By: Richard Alves
A beautiful brook trout leaps out of the water and takes the fly before it touches the surface. The fish immediately makes a run for a lily pad in the crystal clear water as you work to prevent you line from getting hung up on a submerged log. When you finally prevail, you get a chance to take in the towering cliffs shadowing the other side of the lake and enjoy a couple of deep breaths of the fresh alpine air before your next cast. You have found one of those places where the trout act as if they’ve never seen a fly before. For that matter they act as if they’ve never seen a fisherman before. Wilderness lakes may prove challenging to get to, but, if you enjoy absolutely stunning scenery and like a bit of exercise, the fishing is usually worth the effort.
The first challenge is to FIND the lake! I know this sounds really strange and I’ve never been lost in my life but I turned down the wrong logging road more than once looking for a trailhead. Even the current US Forestry maps have information that is either out of date or not fully labeled. The same applies to topographic maps which can be 40 years old. With this in mind it is a good idea to study the maps and top off the gas tank before you head out. A four wheel drive vehicle is highly recommended.
Typical Trinity Road For this trip we went into the Trinity Mountains west of Castella choosing lakes that were a short walk from the nearest road. The area has about 60 alpine lakes that the department of Fish and Game almost overstocked with Rainbow, Brook and Brown Trout as part of the restoration program for the toxic spill resulting from a train derailment on the Upper Sacramento river a few years back. Because the Sacramento and McCloud Rivers get most of the local fishing attention these lakes receive very little fishing pressure.
I had the good fortune to fish with John Powell from Pine-Gri-La Fish Camp for a couple of days which saved some of our travel time between lakes. It really does help to know where you’re going. We fished three lakes a day. One of the truly amazing qualities of the area is the variety of fishing conditions we were presented with.
Castle Crags Some of the lakes have rocky bottoms and were surrounded by rugged cliffs, others have shallow muddy bottoms and water lily pads. There are a few that the predominant feature is snags and downed trees.
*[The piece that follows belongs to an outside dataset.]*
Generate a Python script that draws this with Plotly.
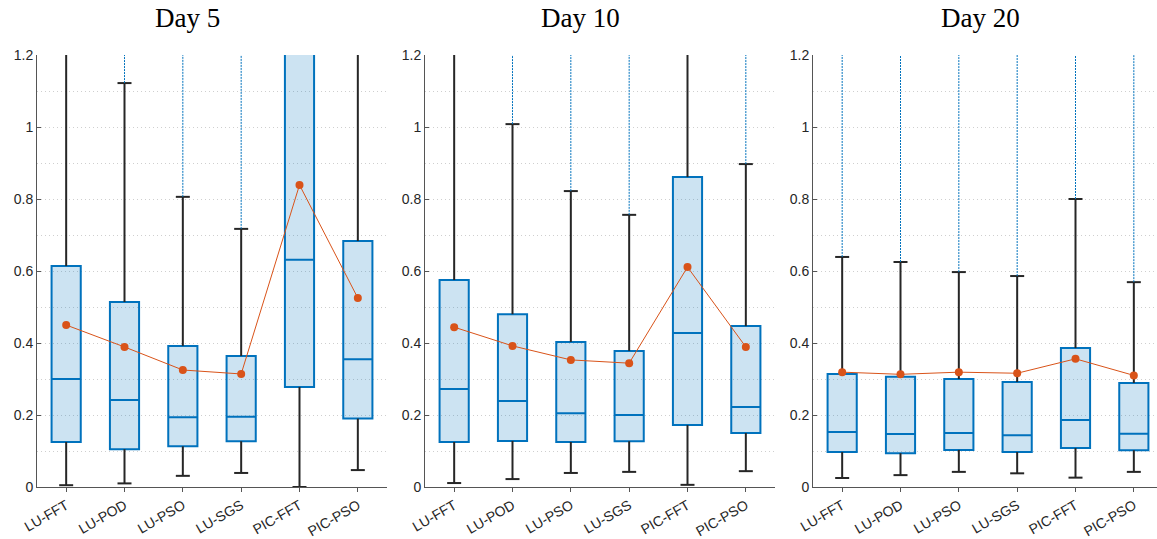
import plotly.graph_objects as go

categories = ["LU-FFT", "LU-POD", "LU-PSO", "LU-SGS", "PIC-FFT", "PIC-PSO"]
days = ["Day 5", "Day 10", "Day 20"]

# Day 5
d5_lower = [0.005, 0.010, 0.031, 0.039, 0.000, 0.047]
d5_q1 = [0.125, 0.105, 0.113, 0.127, 0.278, 0.190]
d5_median = [0.300, 0.242, 0.194, 0.195, 0.631, 0.355]
d5_q3 = [0.614, 0.514, 0.392, 0.364, 1.300, 0.683]
d5_upper = [1.400, 1.122, 0.806, 0.717, 2.000, 1.400]
d5_mean = [0.450, 0.389, 0.325, 0.314, 0.839, 0.525]
d5_outlier_max = [None, 2.0, 2.0, 2.0, None, None]

# Day 10
d10_lower = [0.011, 0.022, 0.039, 0.042, 0.006, 0.044]
d10_q1 = [0.125, 0.128, 0.125, 0.127, 0.172, 0.150]
d10_median = [0.272, 0.239, 0.205, 0.200, 0.428, 0.222]
d10_q3 = [0.575, 0.480, 0.403, 0.378, 0.861, 0.447]
d10_upper = [1.400, 1.008, 0.822, 0.756, 1.500, 0.897]
d10_mean = [0.444, 0.392, 0.353, 0.344, 0.611, 0.389]
d10_outlier_max = [None, 2.0, 2.0, 2.0, None, 2.0]

# Day 20
d20_lower = [0.025, 0.033, 0.042, 0.038, 0.026, 0.042]
d20_q1 = [0.097, 0.094, 0.103, 0.097, 0.108, 0.102]
d20_median = [0.153, 0.147, 0.150, 0.144, 0.186, 0.148]
d20_q3 = [0.314, 0.306, 0.300, 0.292, 0.386, 0.289]
d20_upper = [0.639, 0.625, 0.597, 0.586, 0.800, 0.569]
d20_mean = [0.319, 0.313, 0.319, 0.316, 0.356, 0.310]
d20_outlier_max = [2.0, 2.0, 2.0, 2.0, 2.0, 2.0]

panels = [
    (d5_lower, d5_q1, d5_median, d5_q3, d5_upper, d5_mean, d5_outlier_max),
    (d10_lower, d10_q1, d10_median, d10_q3, d10_upper, d10_mean, d10_outlier_max),
    (d20_lower, d20_q1, d20_median, d20_q3, d20_upper, d20_mean, d20_outlier_max),
]

W, H = 1157, 539
BLUE = "#0072BD"
ORANGE = "#D95319"
FILL = "rgba(0,114,189,0.2)"
DARK = "#262626"
GRID = "#cfcfcf"

# layout in pixels
ax_left = [37, 425, 813]
ax_width = 350
y_top_px, y_bot_px = 55, 487
title_x_px = [187, 580, 980]

fig = go.Figure()
pos = list(range(1, len(categories) + 1))
cap = 0.12

for i, (lo, q1, med, q3, up, mean, omax) in enumerate(panels):
    xa = "x" if i == 0 else f"x{i+1}"
    ya = "y" if i == 0 else f"y{i+1}"
    # whiskers
    wx, wy = [], []
    for p, a, b, c, d in zip(pos, lo, q1, q3, up):
        wx += [p, p, None, p, p, None, p - cap, p + cap, None, p - cap, p + cap, None]
        wy += [b, a, None, c, d, None, a, a, None, d, d, None]
    fig.add_trace(go.Scatter(x=wx, y=wy, mode="lines", xaxis=xa, yaxis=ya,
                             line=dict(color=DARK, width=2), showlegend=False,
                             hoverinfo="skip"))
    # outliers (dense, shown as dotted blue line)
    ox, oy = [], []
    for p, d, m in zip(pos, up, omax):
        if m is not None:
            ox += [p, p, None]
            oy += [d, m, None]
    if ox:
        fig.add_trace(go.Scatter(x=ox, y=oy, mode="lines", xaxis=xa, yaxis=ya,
                                 line=dict(color=BLUE, width=1, dash="2px,1px"),
                                 showlegend=False, hoverinfo="skip"))
    # boxes
    fig.add_trace(go.Box(x=pos, q1=q1, median=med, q3=q3, lowerfence=q1, upperfence=q3,
                         xaxis=xa, yaxis=ya, width=0.5, whiskerwidth=0,
                         line=dict(color=BLUE, width=2), fillcolor=FILL,
                         showlegend=False, boxpoints=False))
    # mean
    fig.add_trace(go.Scatter(x=pos, y=mean, mode="lines+markers", xaxis=xa, yaxis=ya,
                             line=dict(color=ORANGE, width=1),
                             marker=dict(color=ORANGE, size=8),
                             showlegend=False))

    x0 = ax_left[i] / W
    x1 = min((ax_left[i] + ax_width) / W, 1.0)
    xr_end = 0.5 + (min(ax_left[i] + ax_width, W) - ax_left[i]) / ax_width * 6
    key = "xaxis" if i == 0 else f"xaxis{i+1}"
    ykey = "yaxis" if i == 0 else f"yaxis{i+1}"
    fig.update_layout(**{
        key: dict(domain=[x0, x1], anchor=ya, range=[0.5, xr_end], automargin=False,
                  tickmode="array", tickvals=pos, ticktext=categories,
                  tickangle=-30, ticks="outside", ticklen=4, tickcolor="#555",
                  showline=True, linecolor="#555", linewidth=1,
                  showgrid=False, zeroline=False,
                  tickfont=dict(family="Liberation Sans", size=14, color=DARK)),
        ykey: dict(domain=[(H - y_bot_px) / H, (H - y_top_px) / H], anchor=xa,
                   range=[0, 1.2], tickmode="array", automargin=False,
                   tickvals=[0, 0.2, 0.4, 0.6, 0.8, 1.0, 1.2],
                   ticktext=["0", "0.2", "0.4", "0.6", "0.8", "1", "1.2"],
                   ticks="inside", ticklen=4, tickcolor="#555",
                   showline=True, linecolor="#555", linewidth=1,
                   showgrid=True, gridcolor=GRID, griddash="1px,3px", gridwidth=1,
                   minor=dict(dtick=0.1, showgrid=True, gridcolor=GRID,
                              griddash="1px,3px", gridwidth=1),
                   zeroline=False,
                   tickfont=dict(family="Liberation Sans", size=14, color=DARK)),
    })
    fig.add_annotation(text=days[i], x=title_x_px[i] / W, y=1 - 18 / H,
                       xref="paper", yref="paper", showarrow=False,
                       xanchor="center", yanchor="middle",
                       font=dict(family="Liberation Serif", size=27, color="black"))

fig.update_layout(width=W, height=H, margin=dict(l=0, r=0, t=0, b=0, autoexpand=False),
                  plot_bgcolor="white", paper_bgcolor="white", boxmode="overlay")

fig.write_html("out.html", config={"displayModeBar": False},
               post_script="document.body.style.margin='0';document.body.style.overflow='hidden';")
Float tubes or some other type of inflatable craft will increase the fishable areas, particularly if you’re fly fishing. Finding room for your backcast can be almost impossible in some places.
Both days there was a mayfly hatch in the mid-afternoon. Other than that we had to experiment with our fly selection. I picked a Fall River Special, the first cast was a winner. I stuck with that fly for the better part of the trip. We also had success with Black Ant Patterns.
Spin fishermen will find success with nightcrawlers, crickets and a variety of spinners. The best colors were silver and gold, however, a black panther martin with yellow spots or florescent green blue foxes can be the hot ticket at different times of the year.
Mt. Shasta The short walks between lakes provided some spectacular vistas. At one pass the Sutter Buttes near Yuba City were visible to the south while to the north you could see Gray Rocks, Castle Crags and Mount Shasta. One of the reason I fish is to get away to places like this to be with mother nature. Over two days I saw deer, coyote, fox, skunk, raccoon, chipmunks and squirrel and a bald eagle. A visual feast you’ll savor for awhile. If you camp take precautions, there are bears in the neighborhood.
Although the fishing pressure on these lakes is not high, they are small and the fisheries could be easily damaged. Please catch and release! If you are planning a trip, go around the new moon. When the moon is full the fish feed all night and aren’t nearly as hungry or aggressive.